Why Most Career Goals Fail

Every January, professionals write down ambitious goals — get a promotion, change industries, double their salary. By March, most of those goals are forgotten. The problem isn't a lack of motivation. It's a lack of structure.

Effective career goal-setting requires more than writing down what you want. It demands clarity, a realistic timeline, and a system for tracking progress.

The Difference Between Outcomes and Actions

One of the most common mistakes in career planning is confusing outcomes with actions. "Get promoted" is an outcome — it depends on many factors outside your control. "Complete one leadership training course and lead two cross-functional projects this quarter" is an action — something you can do right now.

Strong career goals combine both: a clear outcome you're working toward, and specific actions that move you in that direction.

A Framework for Goal-Setting That Sticks

1. Start With a 3-Year Vision

Before setting quarterly targets, ask yourself: where do I want to be professionally in three years? This vision doesn't need to be perfectly defined, but it should give your shorter-term goals direction and meaning.

2. Break It Into Annual Milestones

What would need to be true by the end of this year for you to be on track toward that three-year vision? These are your annual milestones — typically two to four specific, measurable outcomes.

3. Set 90-Day Sprint Goals

Annual goals can feel abstract. Break them down into 90-day sprints with three to five concrete actions you'll take each quarter. Review and adjust every 90 days.

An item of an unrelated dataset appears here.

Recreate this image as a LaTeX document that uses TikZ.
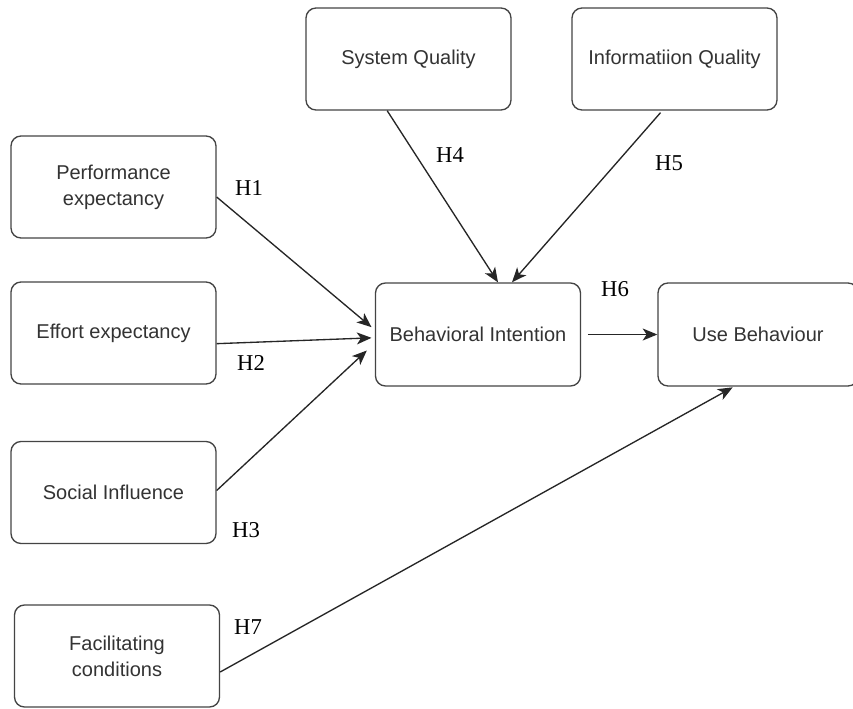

Categories to Cover in Your Career Plan

Well-rounded career development touches multiple areas. Make sure your goals address:

  • Skills: What new capabilities do you need to develop?
  • Visibility: How will you increase your professional presence — internally and externally?
  • Relationships: Which connections do you need to build or deepen?
  • Compensation: Are your salary and benefits aligned with your market value?
  • Wellbeing: Is your career trajectory sustainable?

Track Progress, Not Perfection

Set up a simple monthly check-in — even just 20 minutes with a notebook or a document — to review what you've done, what's stalled, and what needs adjusting. The goal isn't to hit every target perfectly. It's to keep moving deliberately.

When to Revise Your Goals

Goals should be flexible. If your industry shifts, a new opportunity emerges, or your personal priorities change, update your plan. Rigidly clinging to an outdated goal is not dedication — it's stubbornness. The best career plans are living documents.

Final Thought

The professionals who advance steadily are rarely the most talented in the room. They're the ones who know where they're going, take consistent action, and adapt intelligently when circumstances change. Start with one clear goal today and build from there.